One of our best chefs, Andrew Zimmerman of Sepia/Proxi, is on an iHeart Radio podcast called Full Comp to talk :”how patience can be a competitive advantage.”
WHAT MIKE ATE
A couple of weeks ago I wrote about how tasting menus had become the province of different cuisines besides the usual French-influenced and Japanese ones.* Thinking about that, in part because of the place I was about to go for my anniversary, it got me thinking about how you adapt a cuisine to make it saleable as a three-digit, multicourse dinner. At one end there’s a place like Hermosa, where the value is getting such a deep immersion in someone’s native cuisine, even to the extent of his (now-deceased) mom making some of his childhood dishes, that you feel less like being in a restaurant than being invited to someone’s home. But most restaurants have to be, you know, restaurants, not a spell-like evocation of the chef’s childhood. So they have to find some way to satisfy your expectations for a fancy dinner… from a different cultural point of view.
I’ve had multiple Mexican tasting menus, from Topolobampo to Quintonil in Mexico City and several in Oaxaca (which is easily the best deal in such that I’ve seen, incidentally). A couple of years ago, I had Norman Fenton’s at Brass Heart, and thought that he should have changed the name, so it would be seen as a fully new restaurant (and thus eligible for various things, like the next Chicago mag Best New Restaurants list). Well, he’s done exactly that, busting out a wall to make the kitchen open and allow chef’s counter seating, and renaming it Cariño, which basically means “darling” (he married a woman he met while working in Tulum).
So how do you make Mexican flavors work in a tasting menu format? The easiest way is to plus things up with already accepted luxe ingredients—one of the best dishes is a Mexican take on something that Schwa vet Fenton made many times there, Black Truffle Explosion. This time the raviolo has huitlacoche in it, but since I’ve never really been convinced by the hype that claims huitlacoche is the Mexican truffle, it also uses a bit of truffle flavor to give you the aromatic effect of the truffle explosion. But there’s a lot else to it that comes from a very prosaic, universal ingredient: corn. Of course huitlacoche is a corn fungus, but there’s also a foamy corn broth, ringed by bits of flash-fried corn silk—the result is a corn dish with a hint of truffle, entirely respectable as an evolution of a classic dish, not just a variation on it.

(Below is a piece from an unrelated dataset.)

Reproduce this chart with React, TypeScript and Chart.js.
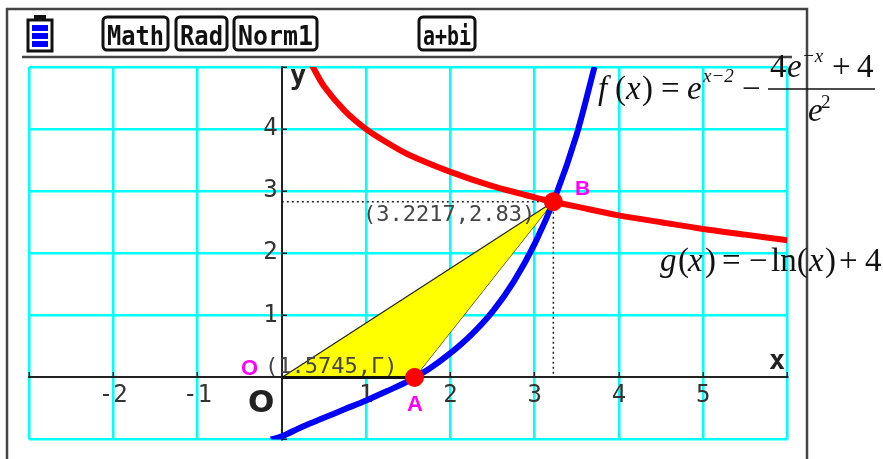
import React, { useEffect, useRef } from "react";
import { Chart, registerables } from "chart.js";

Chart.register(...registerables);

const blueX = [-0.13, 0, 0.25, 0.5, 0.75, 1, 1.25, 1.5, 1.75, 2, 2.25, 2.5, 2.75, 3, 3.25, 3.5, 3.71];
const blueY = [-1.0, -0.95, -0.79, -0.65, -0.51, -0.37, -0.22, -0.06, 0.14, 0.39, 0.69, 1.06, 1.54, 2.15, 2.93, 3.92, 5.0];
const redX = [0.36, 0.5, 0.75, 1, 1.25, 1.5, 2, 2.5, 3, 3.22, 3.5, 4, 4.5, 5, 5.5, 6];
const redY = [5.02, 4.69, 4.29, 4.0, 3.78, 3.59, 3.31, 3.08, 2.9, 2.83, 2.75, 2.61, 2.5, 2.39, 2.3, 2.21];
const upperEdgeX = [0, 3.2217];
const upperEdgeY = [0, 2.83];
const lowerEdgeX = [0, 1.5745, 3.2217];
const lowerEdgeY = [0, 0, 2.83];
const baseX = [0, 1.5745];
const baseY = [0, 0];
const dotHX = [0, 3.2217];
const dotHY = [2.83, 2.83];
const dotVX = [3.2217, 3.2217];
const dotVY = [2.83, 0];
const pointX = [1.5745, 3.2217];
const pointY = [0, 2.83];
const xTickLabels = [-2, -1, 1, 2, 3, 4, 5];
const yTickLabels = [1, 2, 3, 4];

const statusTabs: [string, number, number][] = [
  ["Math", 102, 169],
  ["Rad", 175, 228],
  ["Norm1", 233, 318],
  ["a+bi", 418, 476],
];

const SERIF = '"Liberation Serif", serif';
const MONO = '"DejaVu Sans Mono", monospace';
const SANS = '"Liberation Sans", sans-serif';

// text, x, baseline y, font, colour
const notes: [string, number, number, string, string][] = [
  ["y", 290, 84, `bold 27px ${MONO}`, "#222"],
  ["x", 769, 369, `bold 27px ${MONO}`, "#222"],
  ["O", 248, 412, `bold 31px "DejaVu Sans"`, "#222"],
  ["(3.2217,2.83)", 363, 221, `22px ${MONO}`, "#444"],
  ["(1.5745,Γ)", 265, 373, `22px ${MONO}`, "#444"],
  ["O", 241, 375, `bold 22px ${SANS}`, "#FF00FF"],
  ["A", 407, 411, `bold 22px ${SANS}`, "#FF00FF"],
  ["B", 575, 195, `bold 21px ${SANS}`, "#FF00FF"],
  ["f", 598, 99, `italic 33px ${SERIF}`, "#111"],
  ["(", 615, 99, `33px ${SERIF}`, "#111"],
  ["x", 626, 99, `italic 33px ${SERIF}`, "#111"],
  [")", 642, 99, `33px ${SERIF}`, "#111"],
  ["=", 661, 99, `33px ${SERIF}`, "#111"],
  ["e", 687, 99, `italic 33px ${SERIF}`, "#111"],
  ["x−2", 703, 82, `italic 19px ${SERIF}`, "#111"],
  ["−", 742, 99, `33px ${SERIF}`, "#111"],
  ["4", 770, 77, `33px ${SERIF}`, "#111"],
  ["e", 787, 77, `italic 33px ${SERIF}`, "#111"],
  ["−x", 802, 62, `italic 19px ${SERIF}`, "#111"],
  ["+", 832, 77, `33px ${SERIF}`, "#111"],
  ["4", 857, 77, `33px ${SERIF}`, "#111"],
  ["e", 808, 121, `italic 33px ${SERIF}`, "#111"],
  ["2", 821, 108, `19px ${SERIF}`, "#111"],
  ["g", 660, 271, `italic 33px ${SERIF}`, "#111"],
  ["(", 678, 271, `33px ${SERIF}`, "#111"],
  ["x", 688, 271, `italic 33px ${SERIF}`, "#111"],
  [")", 705, 271, `33px ${SERIF}`, "#111"],
  ["=", 722, 271, `33px ${SERIF}`, "#111"],
  ["−", 749, 271, `33px ${SERIF}`, "#111"],
  ["ln(", 771, 271, `33px ${SERIF}`, "#111"],
  ["x", 809, 271, `italic 33px ${SERIF}`, "#111"],
  [")", 825, 271, `33px ${SERIF}`, "#111"],
  ["+", 839, 271, `33px ${SERIF}`, "#111"],
  ["4", 865, 271, `33px ${SERIF}`, "#111"],
];

const pts = (xs: number[], ys: number[]) => xs.map((x, i) => ({ x, y: ys[i] }));
const gridColor = (ctx: any) => (ctx.tick && ctx.tick.value === 0 ? "rgba(0,0,0,0)" : "#00FFFF");

const framePlugin = {
  id: "frame",
  beforeDraw(chart: any) {
    const c = chart.ctx;
    c.save();
    c.fillStyle = "#fff";
    c.fillRect(0, 0, 883, 459);
    c.strokeStyle = "#444";
    c.lineWidth = 2.5;
    c.beginPath();
    c.moveTo(7, 459);
    c.lineTo(7, 9);
    c.lineTo(807, 9);
    c.lineTo(807, 459);
    c.moveTo(22, 57);
    c.lineTo(792, 57);
    c.stroke();

    // battery
    c.strokeStyle = "#111";
    c.lineWidth = 3;
    c.strokeRect(28, 20, 24, 31);
    c.fillStyle = "#111";
    c.fillRect(34, 15, 12, 5);
    c.fillStyle = "#0000FF";
    c.fillRect(32, 25, 16, 6);
    c.fillRect(32, 33, 16, 6);
    c.fillRect(32, 41, 16, 6);

    // status tabs
    c.textBaseline = "alphabetic";
    c.textAlign = "left";
    for (const [label, left, right] of statusTabs) {
      c.strokeStyle = "#111";
      c.lineWidth = 3;
      c.beginPath();
      c.roundRect(left + 1, 17, right - left - 2, 33, 4);
      c.stroke();
      c.fillStyle = "#111";
      c.font = `bold 27px ${MONO}`;
      c.fillText(label, left + 5, 45, right - left - 10);
    }
    c.restore();
  },
  afterDraw(chart: any) {
    const c = chart.ctx;
    c.save();
    c.textAlign = "left";
    c.textBaseline = "alphabetic";
    for (const [t, x, y, font, color] of notes) {
      c.font = font;
      c.fillStyle = color;
      c.fillText(t, x, y);
    }
    c.strokeStyle = "#111";
    c.lineWidth = 1.5;
    c.beginPath();
    c.moveTo(768, 89);
    c.lineTo(875, 89);
    c.stroke();
    c.restore();
  },
};

export default function App() {
  const ref = useRef<HTMLCanvasElement>(null);
  useEffect(() => {
    const tickFont = { family: "DejaVu Sans Mono", size: 24 };
    const chart = new Chart(ref.current as HTMLCanvasElement, {
      type: "scatter",
      plugins: [framePlugin],
      data: {
        datasets: [
          {
            label: "A, B",
            data: pts(pointX, pointY),
            backgroundColor: "#FF0000",
            borderColor: "#FF0000",
            pointRadius: 9,
            showLine: false,
            order: 0,
          },
          {
            label: "g(x)",
            data: pts(redX, redY),
            borderColor: "#FF0000",
            borderWidth: 6,
            pointRadius: 0,
            showLine: true,
            tension: 0.3,
            order: 1,
          },
          {
            label: "f(x)",
            data: pts(blueX, blueY),
            borderColor: "#0000FF",
            borderWidth: 6,
            pointRadius: 0,
            showLine: true,
            tension: 0.3,
            order: 2,
          },
          {
            label: "OA",
            data: pts(baseX, baseY),
            borderColor: "#111",
            borderWidth: 3,
            pointRadius: 0,
            showLine: true,
            order: 3,
          },
          {
            label: "triangle upper",
            data: pts(upperEdgeX, upperEdgeY),
            borderColor: "#222",
            backgroundColor: "#FFFF00",
            borderWidth: 1.2,
            pointRadius: 0,
            showLine: true,
            fill: "+1",
            tension: 0,
            order: 4,
          },
          {
            label: "triangle lower",
            data: pts(lowerEdgeX, lowerEdgeY),
            borderColor: "#222",
            borderWidth: 1.2,
            pointRadius: 0,
            showLine: true,
            tension: 0,
            order: 4,
          },
          {
            label: "dotted h",
            data: pts(dotHX, dotHY),
            borderColor: "#222",
            borderWidth: 1.5,
            borderDash: [2, 3],
            pointRadius: 0,
            showLine: true,
            order: 5,
          },
          {
            label: "dotted v",
            data: pts(dotVX, dotVY),
            borderColor: "#222",
            borderWidth: 1.5,
            borderDash: [2, 3],
            pointRadius: 0,
            showLine: true,
            order: 5,
          },
        ],
      },
      options: {
        animation: false,
        responsive: false,
        layout: { padding: { left: 29, top: 67, right: 95.5, bottom: 19.5 } },
        plugins: { legend: { display: false }, tooltip: { enabled: false } },
        scales: {
          x: {
            type: "linear",
            min: -3,
            max: 6,
            position: { y: 0 },
            grid: { color: gridColor, lineWidth: 2.5, tickColor: "#222", tickLength: -6, tickWidth: 1.5 },
            border: { color: "#222", width: 2 },
            ticks: {
              stepSize: 1,
              padding: 10,
              maxRotation: 0,
              autoSkip: false,
              color: "#333",
              font: tickFont,
              callback: (v: any) => (xTickLabels.includes(v) ? String(v) : ""),
            },
          },
          y: {
            type: "linear",
            min: -1,
            max: 5,
            position: { x: 0 },
            grid: { color: gridColor, lineWidth: 2.5, tickColor: "#222", tickLength: -6, tickWidth: 1.5 },
            border: { color: "#222", width: 2 },
            ticks: { stepSize: 1, display: false },
          },
          yLabels: {
            type: "linear",
            min: -1,
            max: 5,
            position: { x: -0.05 },
            grid: { display: false, drawTicks: false },
            border: { display: false },
            ticks: {
              stepSize: 1,
              color: "#333",
              font: tickFont,
              callback: (v: any) => (yTickLabels.includes(v) ? String(v) : ""),
            },
          },
        },
      } as any,
    } as any);
    return () => chart.destroy();
  }, []);
  return (
    <canvas
      ref={ref}
      width={883}
      height={459}
      style={{ position: "absolute", left: 0, top: 0, display: "block" }}
    />
  );
}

There was also a kind of corn porridge, which you ate by scooping it up with a broken off bit of chicharron dusted with BBQ spice; and of course anything taco-like (including one course of different forms of tacos or tostadas) is house-made of corn masa. (Everything in the restaurant’s taco omakase uses that, of course.) Beyond that, you get a pretty sophisticated integration of various classic Mexican flavors: there’s a very Schwa-like gag at the beginning in which “chips and salsa” comes as a gelled disc of “salsa” on a spoon, sitting atop a powder of tortilla chips. Mole is the sauce for a sweetbread course; at dessert time, a churro comes with Mexican coffee—brewed with duck stock instead of water. And so on.
Of all the cuisines from outside the Franco-Japanese nexus currently offered in tasting menu format, Cariño’s seems the most sophisticated, assured at delivering dishes that resemble the format of dishes you’re used to in tasting menus but take them in new directions… that you’re used to from a completely different cuisine and type of restaurant. Which is why the one surprise was that the trio of masa-based dishes—a bit of a preview of the taco omakase—seemed too refined, muted, to capture the street food robustness of tacos or tostadas. I look forward to trying the taco omakase soon, to see if there’s a way to make that kind of Mexican food… work as this new kind of Mexican food.
* Interesting point that just occurred to me—you know what cuisine we’ve never had in a tasting format, at least outside of Next? Italian.